Cette conception de la culture comme lieu de redistribution de la rente favorise naturellement le despotisme. C'est ainsi que la cérémonie d'ouverture du festival international du film arabe sera complètement phagocytée par le discours du wali d'Oran sur la réconciliation nationale. Ce même wali offrira d'ailleurs généreusement un méchoui à tous les invités après la cérémonie de clôture du festival qui se sera déroulée sous le portrait géant du président Bouteflika. Une conception très particulière du vivre ensemble. Est-ce cela la lutte contre le terrorisme vaincu militairement, mais pas idéologiquement ? Allez donc l'expliquer aux familles des militaires tués à Skikda.

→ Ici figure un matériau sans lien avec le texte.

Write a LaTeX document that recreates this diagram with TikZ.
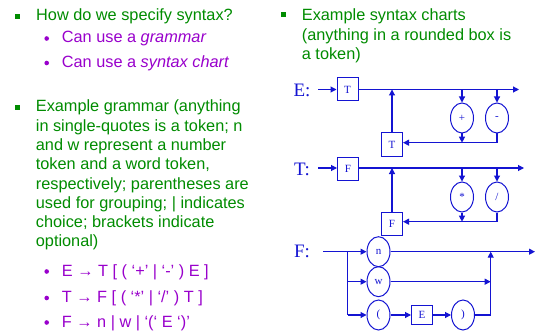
\documentclass[tikz,border=0pt]{standalone}
\usepackage{fontspec}
\setmainfont{Liberation Sans}
\newfontfamily\chartfont{Liberation Serif}
\usetikzlibrary{arrows.meta,shapes.geometric}
\definecolor{tgreen}{RGB}{0,140,0}
\definecolor{tpurple}{RGB}{153,0,204}
\definecolor{cblue}{RGB}{20,20,210}
\tikzset{
 txt/.style={anchor=base west, inner sep=0, font=\fontsize{16.3}{18.7}\selectfont},
 gtxt/.style={txt, text=tgreen},
 ptxt/.style={txt, text=tpurple},
 sqb/.style={fill=tgreen, minimum size=5pt, inner sep=0},
 dotb/.style={circle, fill=tpurple, minimum size=4.6pt, inner sep=0},
 lbl/.style={font=\chartfont\fontsize{19}{19}\selectfont, text=cblue, inner sep=0},
 nt/.style={draw=cblue, line width=1pt, minimum width=21pt, minimum height=23pt, inner sep=0, font=\chartfont\fontsize{11}{11}\selectfont, text=cblue},
 tok/.style={ellipse, draw=cblue, line width=1pt, minimum width=23pt, minimum height=30pt, inner sep=0, font=\chartfont\fontsize{11}{11}\selectfont, text=cblue},
 ln/.style={draw=cblue, line width=1.1pt},
 arr/.style={ln, -{Triangle[length=6pt,width=6pt]}},
}
\begin{document}
\begin{tikzpicture}[x=1pt,y=-1pt]
\useasboundingbox[fill=white] (0,0) rectangle (537,331);
% left column
\node[sqb] (b1) at (17.5,16.5) {};
\node[gtxt] (t1) at (36,21) {How do we specify syntax?};
\node[dotb] (d1) at (46.7,38.5) {};
\node[ptxt] (t2) at (61.7,43) {Can use a \textit{grammar}};
\node[dotb] (d2) at (46.7,63) {};
\node[ptxt] (t3) at (61.7,67.5) {Can use a \textit{syntax chart}};
\node[sqb] (b2) at (17.5,107.5) {};
\node[gtxt] (g1) at (35.7,111.8) {Example grammar (anything};
\node[gtxt] (g2) at (35.7,131.1) {in single-quotes is a token; n};
\node[gtxt] (g3) at (35.7,150.4) {and w represent a number};
\node[gtxt] (g4) at (35.7,169.7) {token and a word token,};
\node[gtxt] (g5) at (35.7,189) {respectively; parentheses are};
\node[gtxt] (g6) at (35.7,208.3) {used for grouping; | indicates};
\node[gtxt] (g7) at (35.7,227.6) {choice; brackets indicate};
\node[gtxt] (g8) at (35.7,246.9) {optional)};
\node[dotb] (d3) at (46.7,271.5) {};
\node[ptxt] (r1) at (61.7,276) {E → T [ ( ‘+’ | ‘-’ ) E ]};
\node[dotb] (d4) at (46.7,298) {};
\node[ptxt] (r2) at (61.7,302.5) {T → F [ ( ‘*’ | ‘/’ ) T ]};
\node[dotb] (d5) at (46.7,322.5) {};
\node[ptxt] (r3) at (61.7,327) {F → n | w | ‘(‘ E ‘)’};
% right column text
\node[sqb] (b3) at (283,15) {};
\node[gtxt] (h1) at (301.7,21) {Example syntax charts};
\node[gtxt] (h2) at (301.7,40.5) {(anything in a rounded box is};
\node[gtxt] (h3) at (301.7,60) {a token)};
% E chart
\node[lbl] (Elbl) at (302,90) {E:};
\coordinate (Es) at (318,89.5);
\node[nt] (T1) at (347.5,89.5) {T};
\coordinate (Ee) at (519,89.5);
\draw[arr] (Es) -- (T1);
\draw[arr] (T1) -- (Ee);
\node[nt] (T2) at (392,144.5) {T};
\coordinate (Ej) at (392,89.5);
\draw[arr] (T2) -- (Ej);
\node[tok] (plus) at (462,118) {+};
\node[tok] (minus) at (497,118) {-};
\coordinate (Ep) at (462,89.5);
\coordinate (Em) at (497,89.5);
\draw[arr] (Ep) -- (plus);
\draw[arr] (Em) -- (minus);
\coordinate (Er) at (462,142.7);
\draw[arr] (plus) -- (Er);
\draw[arr] (minus.south) |- (Er) -- (T2.east |- Er);
% T chart
\node[lbl] (Tlbl) at (302,169) {T:};
\coordinate (Ts) at (318,168);
\node[nt] (F1) at (348,168.5) {F};
\coordinate (Te) at (524,168);
\draw[arr] (Ts) -- (Ts -| F1.west);
\draw[arr] (F1.east |- Ts) -- (Te);
\node[nt] (F2) at (392,223.5) {F};
\coordinate (Tj) at (392,168);
\draw[arr] (F2) -- (Tj);
\node[tok] (times) at (462,197) {*};
\node[tok] (divide) at (497,197) {/};
\coordinate (Tp) at (462,168);
\coordinate (Tm) at (497,168);
\draw[arr] (Tp) -- (times);
\draw[arr] (Tm) -- (divide);
\coordinate (Tr) at (462,221.7);
\draw[arr] (times) -- (Tr);
\draw[arr] (divide.south) |- (Tr) -- (F2.east |- Tr);
% F chart
\node[lbl] (Flbl) at (302,251.7) {F:};
\coordinate (Fs) at (323,251.7);
\coordinate (Fsplit) at (347.7,251.7);
\coordinate (Fw) at (347.7,281.7);
\coordinate (Fb) at (347.7,315);
\node[tok] (n) at (378.5,251.7) {n};
\node[tok] (w) at (378.5,281.7) {w};
\node[tok] (lp) at (378.5,315) {(};
\node[nt, minimum height=18.5pt] (E) at (422,315) {E};
\node[tok] (rp) at (463,315) {)};
\coordinate (Fv) at (490.7,315);
\coordinate (Fvw) at (490.7,281.7);
\coordinate (Fvt) at (490.7,251.7);
\coordinate (Fe) at (535,251.7);
\draw[arr] (Fs) -- (n);
\draw[ln] (Fsplit) -- (Fb);
\draw[arr] (Fw) -- (w);
\draw[arr] (Fb) -- (lp);
\draw[arr] (lp) -- (E);
\draw[arr] (E) -- (rp);
\draw[ln] (rp) -- (Fv);
\draw[arr] (Fv) -- (Fvt);
\draw[arr] (w) -- (Fvw);
\draw[arr] (n) -- (Fe);
\end{tikzpicture}
\end{document}
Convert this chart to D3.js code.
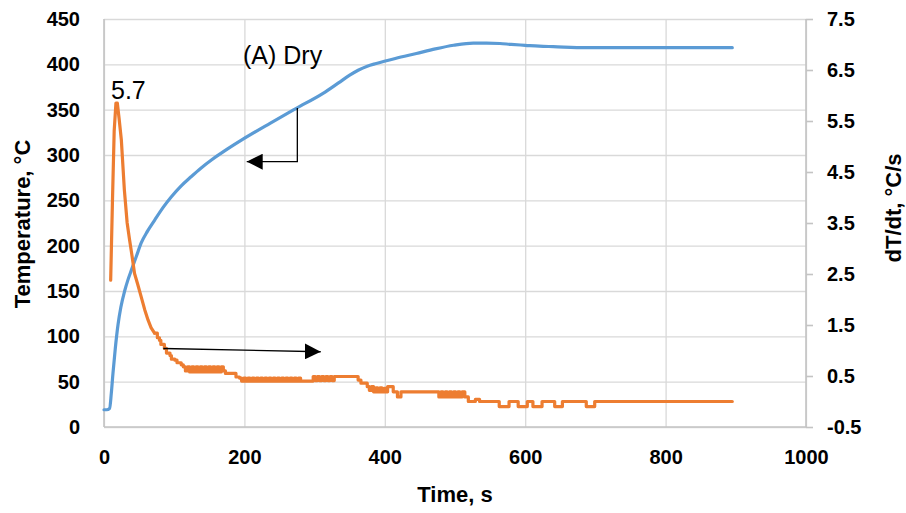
<!DOCTYPE html>
<html>
<head>
<meta charset="utf-8">
<script src="https://cdn.jsdelivr.net/npm/d3@7.9.0/dist/d3.min.js"></script>
<style>
	html, body { margin: 0; padding: 0; background: #fff; }
	svg { display: block; font-family: 'Liberation Sans', Arial, sans-serif; }
	.grid line { stroke: #d9d9d9; stroke-width: 1.3; }
	.grid path { display: none; }
	.labels text { font-weight: bold; font-size: 20px; fill: #000; }
	.title { font-weight: bold; font-size: 22px; fill: #000; }
	.note { font-size: 25px; fill: #000; }
</style>
</head>
<body>
<svg id="chart" width="906" height="513"></svg>
<script>
// tick values
const timeTicks = [0, 200, 400, 600, 800, 1000];
const tempTicks = [0, 50, 100, 150, 200, 250, 300, 350, 400, 450];
const rateTicks = [-0.5, 0.5, 1.5, 2.5, 3.5, 4.5, 5.5, 6.5, 7.5];

// temperature (left axis)
const tempTime = [0, 4, 8, 10.4, 12.8, 16, 20, 24, 29.4, 34, 39, 46, 53, 62, 72, 84, 96, 110, 124, 138, 153, 166, 176.6, 198, 236.5, 274, 312, 334, 350, 362, 375, 388, 415, 445, 472, 498, 526, 545, 564, 580, 600, 620, 640, 687, 800, 895];
const tempValue = [19, 19, 20.6, 37, 59.5, 86, 113, 132, 150, 162, 173, 188, 203, 216, 228, 242, 254, 266, 276, 285.5, 294.5, 301.5, 307, 317.5, 335, 351.5, 368, 379.5, 388, 393.5, 398, 401, 406.5, 412, 417, 421, 423.5, 423.5, 423, 422, 421, 420, 419.5, 418.4, 418.4, 418.4];

// dT/dt (right axis)
const rateTime = [9.5, 12, 14.5, 17, 19, 21.5, 24.7, 29, 33, 36.4, 40, 43.5, 48, 53, 58, 62.7, 67, 72, 76, 79, 81, 86, 89, 94, 96, 101, 104, 110, 113,
	116, 119, 122, 125, 128, 131, 134, 137, 140, 143, 146, 149, 152, 155, 158, 161, 164, 167, 170,
	173, 185, 188, 193,
	196, 199, 202, 205, 208, 211, 214, 217, 220, 223, 226, 229, 232, 235, 238, 241, 244, 247, 250, 253, 256, 259, 262, 265, 268, 271, 274, 277, 280,
	295, 298, 301, 304, 307, 310, 313, 316, 319, 322, 325, 328,
	331, 359, 362, 366, 372, 375,
	378, 381, 384, 387, 390, 393, 396, 399, 402, 404, 410, 412, 416, 418, 421, 423,
	474, 477, 480, 483, 486, 489, 492, 495, 498, 501, 504, 507, 510, 514, 519, 527, 529, 535,
	561, 563, 575, 577, 588, 590, 601, 603, 609, 611, 622, 624, 640, 642, 651, 653, 685, 687, 697, 699, 895];
const rateValue = [2.38, 3.9, 5.3, 5.85, 5.85, 5.55, 5.13, 4.15, 3.5, 3.17, 2.85, 2.51, 2.3, 2.05, 1.8, 1.6, 1.45, 1.34, 1.25, 1.2, 1.12, 1.04, 0.95, 0.9, 0.83, 0.81, 0.76, 0.72, 0.68,
	0.6, 0.68, 0.58, 0.68, 0.58, 0.68, 0.58, 0.68, 0.58, 0.68, 0.58, 0.68, 0.58, 0.68, 0.58, 0.68, 0.58, 0.68, 0.6,
	0.55, 0.55, 0.48, 0.46,
	0.4, 0.46, 0.4, 0.46, 0.4, 0.46, 0.4, 0.46, 0.4, 0.46, 0.4, 0.46, 0.4, 0.46, 0.4, 0.46, 0.4, 0.46, 0.4, 0.46, 0.4, 0.46, 0.4, 0.46, 0.4, 0.46, 0.4, 0.46, 0.4,
	0.4, 0.49, 0.41, 0.49, 0.41, 0.49, 0.41, 0.49, 0.41, 0.49, 0.41, 0.49,
	0.49, 0.49, 0.42, 0.36, 0.36, 0.29,
	0.22, 0.29, 0.19, 0.27, 0.19, 0.27, 0.19, 0.26, 0.19, 0.29, 0.29, 0.19, 0.19, 0.09, 0.09, 0.19,
	0.19, 0.09, 0.19, 0.09, 0.19, 0.09, 0.19, 0.09, 0.19, 0.09, 0.19, 0.09, 0.19, 0.09, 0.0, 0.0, 0.04, 0.0,
	0.0, -0.1, -0.1, 0.0, 0.0, -0.1, -0.1, 0.0, 0.0, -0.1, -0.1, 0.0, 0.0, -0.1, -0.1, 0.0, 0.0, -0.1, -0.1, 0.0, 0.0];

// the logged rate is quantised after the peak, so it is drawn as steps from here on
const stepFrom = 72;

const peakLabel = '5.7';
const panelLabel = '(A) Dry';

const svg = d3.select('#chart');
const plotLeft = 104, plotRight = 806, plotTop = 19, plotBottom = 427;

const x = d3.scaleLinear().domain([0, 1000]).range([plotLeft, plotRight]);
const yTemp = d3.scaleLinear().domain([0, 450]).range([plotBottom, plotTop]);
const yRate = d3.scaleLinear().domain([-0.5, 7.5]).range([plotBottom, plotTop]);

// gridlines
svg.append('g').attr('class', 'grid')
	.attr('transform', `translate(${plotLeft},0)`)
	.call(d3.axisLeft(yTemp).tickValues(tempTicks).tickSize(-(plotRight - plotLeft)).tickFormat(''));
svg.append('g').attr('class', 'grid')
	.attr('transform', `translate(0,${plotBottom})`)
	.call(d3.axisBottom(x).tickValues(timeTicks).tickSize(-(plotBottom - plotTop)).tickFormat(''));

// axis lines
const axisColor = '#c4c4c4';
[[plotLeft, plotTop, plotLeft, plotBottom], [plotLeft, plotBottom, plotRight, plotBottom], [plotRight, plotTop, plotRight, plotBottom]].forEach((l) => {
	svg.append('line')
		.attr('x1', l[0]).attr('y1', l[1]).attr('x2', l[2]).attr('y2', l[3])
		.attr('stroke', axisColor).attr('stroke-width', 1.6);
});

// tick labels
const leftAxis = svg.append('g').attr('class', 'labels')
	.attr('transform', `translate(${plotLeft},0)`)
	.call(d3.axisLeft(yTemp).tickValues(tempTicks).tickSize(0).tickPadding(24));
const bottomAxis = svg.append('g').attr('class', 'labels')
	.attr('transform', `translate(0,${plotBottom})`)
	.call(d3.axisBottom(x).tickValues(timeTicks).tickSize(0).tickPadding(23).tickFormat(d3.format('d')));
const rightAxis = svg.append('g').attr('class', 'labels')
	.attr('transform', `translate(${plotRight},0)`)
	.call(d3.axisRight(yRate).tickValues(rateTicks).tickSize(7).tickPadding(14)
		.tickFormat((d) => d.toFixed(1)));
[leftAxis, bottomAxis, rightAxis].forEach((g) => g.select('.domain').remove());
rightAxis.selectAll('.tick line').attr('stroke', axisColor).attr('stroke-width', 1.6);

// series
const tempLine = d3.line()
	.x((d, i) => x(tempTime[i]))
	.y((d) => yTemp(d))
	.curve(d3.curveMonotoneX);
svg.append('path')
	.attr('d', tempLine(tempValue))
	.attr('fill', 'none').attr('stroke', '#5b9bd5').attr('stroke-width', 3.2)
	.attr('stroke-linejoin', 'round').attr('stroke-linecap', 'round');

const ratePoints = rateTime.map((t, i) => [t, rateValue[i]]);
const rateHead = ratePoints.filter((d) => d[0] <= stepFrom);
const rateTail = ratePoints.filter((d) => d[0] >= stepFrom);
const rateLine = d3.line().x((d) => x(d[0])).y((d) => yRate(d[1]));
const rateStep = d3.line().x((d) => x(d[0])).y((d) => yRate(d[1])).curve(d3.curveStepAfter);
[rateLine(rateHead), rateStep(rateTail)].forEach((dPath) => {
	svg.append('path')
		.attr('d', dPath)
		.attr('fill', 'none').attr('stroke', '#ed7d31').attr('stroke-width', 3.2)
		.attr('stroke-linejoin', 'round').attr('stroke-linecap', 'round');
});

// arrows
const defs = svg.append('defs');
defs.append('marker')
	.attr('id', 'head')
	.attr('markerUnits', 'userSpaceOnUse')
	.attr('viewBox', '0 0 16 16')
	.attr('refX', 16).attr('refY', 8)
	.attr('markerWidth', 16).attr('markerHeight', 16)
	.attr('orient', 'auto')
	.append('path').attr('d', 'M0,0 L16,8 L0,16 Z').attr('fill', '#000');

// arrow to the temperature axis
svg.append('polyline')
	.attr('points', [[275.4, 351.8], [275.4, 292.6], [203.3, 292.6]]
		.map((p) => `${x(p[0])},${yTemp(p[1])}`).join(' '))
	.attr('fill', 'none').attr('stroke', '#000').attr('stroke-width', 1.3)
	.attr('marker-end', 'url(#head)');

// arrow to the dT/dt axis
svg.append('line')
	.attr('x1', x(84.5)).attr('y1', yTemp(86.6))
	.attr('x2', x(308.7)).attr('y2', yTemp(83))
	.attr('stroke', '#000').attr('stroke-width', 1.3)
	.attr('marker-end', 'url(#head)');

// annotations
svg.append('text').attr('class', 'note')
	.attr('x', 111).attr('y', 98.5).text(peakLabel);
svg.append('text').attr('class', 'note')
	.attr('x', 243).attr('y', 63.5).text(panelLabel);

// axis titles
svg.append('text').attr('class', 'title')
	.attr('text-anchor', 'middle').attr('dy', '0.35em')
	.attr('x', 455).attr('y', 494).text('Time, s');
svg.append('text').attr('class', 'title')
	.attr('text-anchor', 'middle').attr('dy', '0.35em')
	.attr('transform', 'translate(22,224) rotate(-90)').text('Temperature, °C');
svg.append('text').attr('class', 'title')
	.attr('text-anchor', 'middle').attr('dy', '0.35em')
	.attr('transform', 'translate(893,208) rotate(-90)').text('dT/dt, °C/s');
</script>
</body>
</html>
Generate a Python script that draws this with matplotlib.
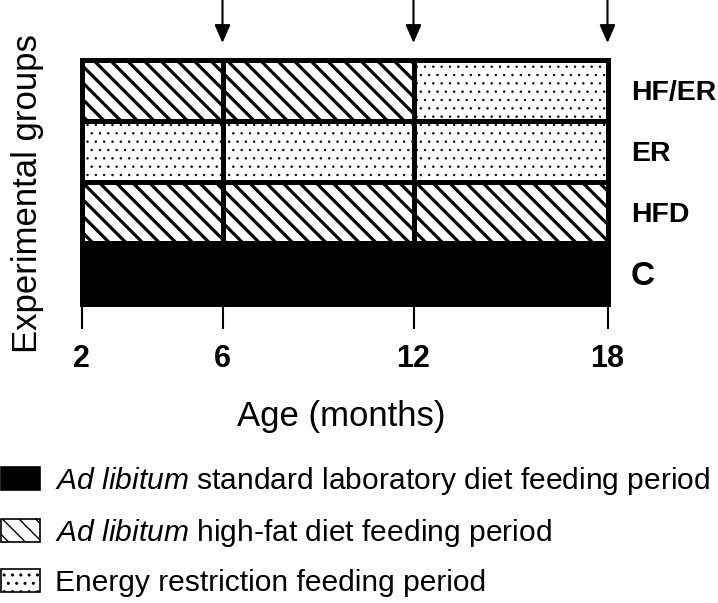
import numpy as np
import matplotlib
matplotlib.use("Agg")
import matplotlib.pyplot as plt
from matplotlib.patches import Patch

plt.rcParams['font.family'] = 'Liberation Sans'
plt.rcParams['mathtext.fontset'] = 'custom'
plt.rcParams['mathtext.rm'] = 'Liberation Sans'
plt.rcParams['mathtext.it'] = 'Liberation Sans:italic'

# groups, bottom row first
groups = ['C', 'HFD', 'ER', 'HF/ER']
ages = [2, 6, 12, 18]
sample_ages = [6, 12, 18]

# feeding regime per period (2-6, 6-12, 12-18)
diet_C = ['std', 'std', 'std']
diet_HFD = ['hf', 'hf', 'hf']
diet_ER = ['er', 'er', 'er']
diet_HFER = ['hf', 'hf', 'er']
schedule = [diet_C, diet_HFD, diet_ER, diet_HFER]

legend_keys = ['std', 'hf', 'er']
legend_labels = [r'$\mathit{Ad\ libitum}$ standard laboratory diet feeding period',
                 r'$\mathit{Ad\ libitum}$ high-fat diet feeding period',
                 'Energy restriction feeding period']

# look of each regime
style = {
    'std': dict(facecolor='black', hatch=None, hlw=1.0),
    'hf': dict(facecolor='white', hatch='\\\\', hlw=2.3),
    'er': dict(facecolor='white', hatch='..', hlw=0.5),
}

# ticks are not evenly spaced in the original, pixel offsets along the box
axis_px = [0, 141, 332, 526]

def fwd(m):
    return np.interp(m, ages, axis_px)

def inv(p):
    return np.interp(p, axis_px, ages)

W, H = 718, 603
fig = plt.figure(figsize=(W / 100, H / 100), dpi=100)
left, right, top, bottom = 81.5, 607.5, 60, 303.5
ax = fig.add_axes([left / W, 1 - bottom / H, (right - left) / W, (bottom - top) / H])
ax.set_xscale('function', functions=(fwd, inv))

def set_hlw(p, lw):
    if hasattr(p, 'set_hatch_linewidth'):
        p.set_hatch_linewidth(lw)

for gi, diets in enumerate(schedule):
    for pi, d in enumerate(diets):
        st = style[d]
        with plt.rc_context({'hatch.linewidth': st['hlw']}):
            bars = ax.barh(gi, ages[pi + 1] - ages[pi], left=ages[pi], height=1,
                           color=st['facecolor'], edgecolor='black', linewidth=3.6,
                           hatch=st['hatch'], zorder=2)
        for b in bars:
            b.set_clip_on(False)
            set_hlw(b, st['hlw'])

ax.set_xlim(ages[0], ages[-1])
ax.set_ylim(-0.5, len(groups) - 0.5)
for s in ax.spines.values():
    s.set_visible(False)

ax.set_xticks(ages)
ax.set_xticklabels([str(a) for a in ages], fontsize=22, fontweight='bold')
ax.tick_params(axis='x', length=18, width=1.5, pad=11, direction='out')

ax.yaxis.tick_right()
ax.set_yticks(range(len(groups)))
ax.set_yticklabels(groups, fontsize=20.5, fontweight='bold')
ax.tick_params(axis='y', length=0, pad=17)
ax.get_yticklabels()[0].set_fontsize(24)

ax.set_ylabel('Experimental groups', fontsize=25)
ax.yaxis.set_label_position('left')
ax.yaxis.set_label_coords((44 - left) / (right - left), (H - 194 - (H - bottom)) / (bottom - top))

ax.set_xlabel('Age (months)', fontsize=25)
ax.xaxis.set_label_coords((341 - left) / (right - left), (H - 400 - (H - bottom)) / (bottom - top))

# sampling arrows
for m in sample_ages:
    ax.annotate('', xy=(m, H - 43), xycoords=('data', 'figure pixels'),
                xytext=(m, H), textcoords=('data', 'figure pixels'),
                arrowprops=dict(arrowstyle='-|>,head_length=0.55,head_width=0.24',
                                color='black', lw=1.5, shrinkA=0, shrinkB=0,
                                mutation_scale=20),
                annotation_clip=False)

handles = []
for k in legend_keys:
    st = style[k]
    with plt.rc_context({'hatch.linewidth': st['hlw']}):
        p = Patch(facecolor=st['facecolor'], edgecolor='black', hatch=st['hatch'], linewidth=1.2)
    set_hlw(p, st['hlw'])
    handles.append(p)

fig.legend(handles, legend_labels, loc='upper left', bbox_to_anchor=(0.001, 1 - 465 / H),
           frameon=False, fontsize=21.6, handlelength=1.3, handleheight=0.8,
           handletextpad=0.5, labelspacing=0.66, borderpad=0, borderaxespad=0)

fig.savefig('out.png', dpi=100)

Trop de forces continuent à considérer les œuvres artistiques, les événements culturels et les lieux de diffusion à l'aune de l'accord qu'ils expriment avec leurs propres positions politiques. La tentation de caporaliser la culture est toujours là. Racont'arts apparaît à certains acteurs politiques comme une menace car il a la capacité à unir des forces disparates et leur permet d'établir une vision commune de ce que peut être une Algérie citoyenne et démocratique. La société reconnaît la qualité de l'orientation générale du festival, sa proximité avec ses propres attentes et la conséquence avec laquelle les initiateurs de Racont'arts la portent. Elle a ainsi identifié ces derniers comme des guides et des éclaireurs de la production et de la diffusion culturelle, qui pointent les enjeux sociaux et politiques sur le terrain de la culture et l'enrichissent de toutes les dimensions qui le déterminent. Le pouvoir voudrait contrôler l'imaginaire de la société, à défaut d'améliorer son vécu mais Racont'arts propose une alternative sur ces deux plans. Le festival nous dit que l'improbable reste possible, que la citoyenneté et la démocratie peuvent surgir dans les institutions où on ne les attend pas, tajemat ou une autre.